Work to be completed
Output each line of the material exactly as it stands.

Given records
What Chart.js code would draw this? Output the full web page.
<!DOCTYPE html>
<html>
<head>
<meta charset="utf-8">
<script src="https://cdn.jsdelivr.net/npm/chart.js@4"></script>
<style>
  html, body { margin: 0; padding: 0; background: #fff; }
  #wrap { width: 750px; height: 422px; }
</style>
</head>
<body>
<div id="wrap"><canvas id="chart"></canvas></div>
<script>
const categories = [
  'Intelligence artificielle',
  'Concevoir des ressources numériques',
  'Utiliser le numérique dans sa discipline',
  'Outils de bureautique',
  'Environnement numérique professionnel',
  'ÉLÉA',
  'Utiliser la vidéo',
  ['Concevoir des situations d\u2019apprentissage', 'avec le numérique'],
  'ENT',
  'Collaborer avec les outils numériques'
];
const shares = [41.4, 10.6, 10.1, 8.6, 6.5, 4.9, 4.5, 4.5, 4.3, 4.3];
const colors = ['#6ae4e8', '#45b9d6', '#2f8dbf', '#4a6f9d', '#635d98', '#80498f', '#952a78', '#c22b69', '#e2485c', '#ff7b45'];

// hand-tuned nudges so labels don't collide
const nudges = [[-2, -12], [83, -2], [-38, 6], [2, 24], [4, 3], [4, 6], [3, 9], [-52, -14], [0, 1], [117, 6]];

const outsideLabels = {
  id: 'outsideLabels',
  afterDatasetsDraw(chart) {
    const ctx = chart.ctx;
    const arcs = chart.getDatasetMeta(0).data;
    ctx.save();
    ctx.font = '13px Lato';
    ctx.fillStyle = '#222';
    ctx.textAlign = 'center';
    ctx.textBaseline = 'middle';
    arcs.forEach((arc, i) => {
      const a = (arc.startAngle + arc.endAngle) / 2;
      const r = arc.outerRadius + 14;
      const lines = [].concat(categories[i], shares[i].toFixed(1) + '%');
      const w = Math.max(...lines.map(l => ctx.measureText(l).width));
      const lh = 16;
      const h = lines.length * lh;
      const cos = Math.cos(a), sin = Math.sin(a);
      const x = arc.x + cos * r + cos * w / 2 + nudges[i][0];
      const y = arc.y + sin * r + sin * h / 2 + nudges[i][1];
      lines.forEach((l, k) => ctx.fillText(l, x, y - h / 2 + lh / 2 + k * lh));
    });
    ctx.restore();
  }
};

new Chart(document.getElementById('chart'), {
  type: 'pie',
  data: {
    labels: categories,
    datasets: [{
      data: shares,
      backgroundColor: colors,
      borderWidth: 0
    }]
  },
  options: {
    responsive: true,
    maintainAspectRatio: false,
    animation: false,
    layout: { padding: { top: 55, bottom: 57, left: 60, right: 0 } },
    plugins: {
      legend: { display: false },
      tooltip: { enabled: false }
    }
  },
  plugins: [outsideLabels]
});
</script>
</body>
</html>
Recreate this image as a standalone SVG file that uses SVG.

Result of this task
What Chart.js code would draw this? Output the full web page.
<!DOCTYPE html>
<html>
<head>
<meta charset="utf-8">
<script src="https://cdn.jsdelivr.net/npm/chart.js@4"></script>
<style>
  html, body { margin: 0; padding: 0; background: #fff; }
  #wrap { width: 750px; height: 422px; }
</style>
</head>
<body>
<div id="wrap"><canvas id="chart"></canvas></div>
<script>
const categories = [
  'Intelligence artificielle',
  'Concevoir des ressources numériques',
  'Utiliser le numérique dans sa discipline',
  'Outils de bureautique',
  'Environnement numérique professionnel',
  'ÉLÉA',
  'Utiliser la vidéo',
  ['Concevoir des situations d\u2019apprentissage', 'avec le numérique'],
  'ENT',
  'Collaborer avec les outils numériques'
];
const shares = [41.4, 10.6, 10.1, 8.6, 6.5, 4.9, 4.5, 4.5, 4.3, 4.3];
const colors = ['#6ae4e8', '#45b9d6', '#2f8dbf', '#4a6f9d', '#635d98', '#80498f', '#952a78', '#c22b69', '#e2485c', '#ff7b45'];

// hand-tuned nudges so labels don't collide
const nudges = [[-2, -12], [83, -2], [-38, 6], [2, 24], [4, 3], [4, 6], [3, 9], [-52, -14], [0, 1], [117, 6]];

const outsideLabels = {
  id: 'outsideLabels',
  afterDatasetsDraw(chart) {
    const ctx = chart.ctx;
    const arcs = chart.getDatasetMeta(0).data;
    ctx.save();
    ctx.font = '13px Lato';
    ctx.fillStyle = '#222';
    ctx.textAlign = 'center';
    ctx.textBaseline = 'middle';
    arcs.forEach((arc, i) => {
      const a = (arc.startAngle + arc.endAngle) / 2;
      const r = arc.outerRadius + 14;
      const lines = [].concat(categories[i], shares[i].toFixed(1) + '%');
      const w = Math.max(...lines.map(l => ctx.measureText(l).width));
      const lh = 16;
      const h = lines.length * lh;
      const cos = Math.cos(a), sin = Math.sin(a);
      const x = arc.x + cos * r + cos * w / 2 + nudges[i][0];
      const y = arc.y + sin * r + sin * h / 2 + nudges[i][1];
      lines.forEach((l, k) => ctx.fillText(l, x, y - h / 2 + lh / 2 + k * lh));
    });
    ctx.restore();
  }
};

new Chart(document.getElementById('chart'), {
  type: 'pie',
  data: {
    labels: categories,
    datasets: [{
      data: shares,
      backgroundColor: colors,
      borderWidth: 0
    }]
  },
  options: {
    responsive: true,
    maintainAspectRatio: false,
    animation: false,
    layout: { padding: { top: 55, bottom: 57, left: 60, right: 0 } },
    plugins: {
      legend: { display: false },
      tooltip: { enabled: false }
    }
  },
  plugins: [outsideLabels]
});
</script>
</body>
</html>
Recreate this image as a standalone SVG file that uses SVG.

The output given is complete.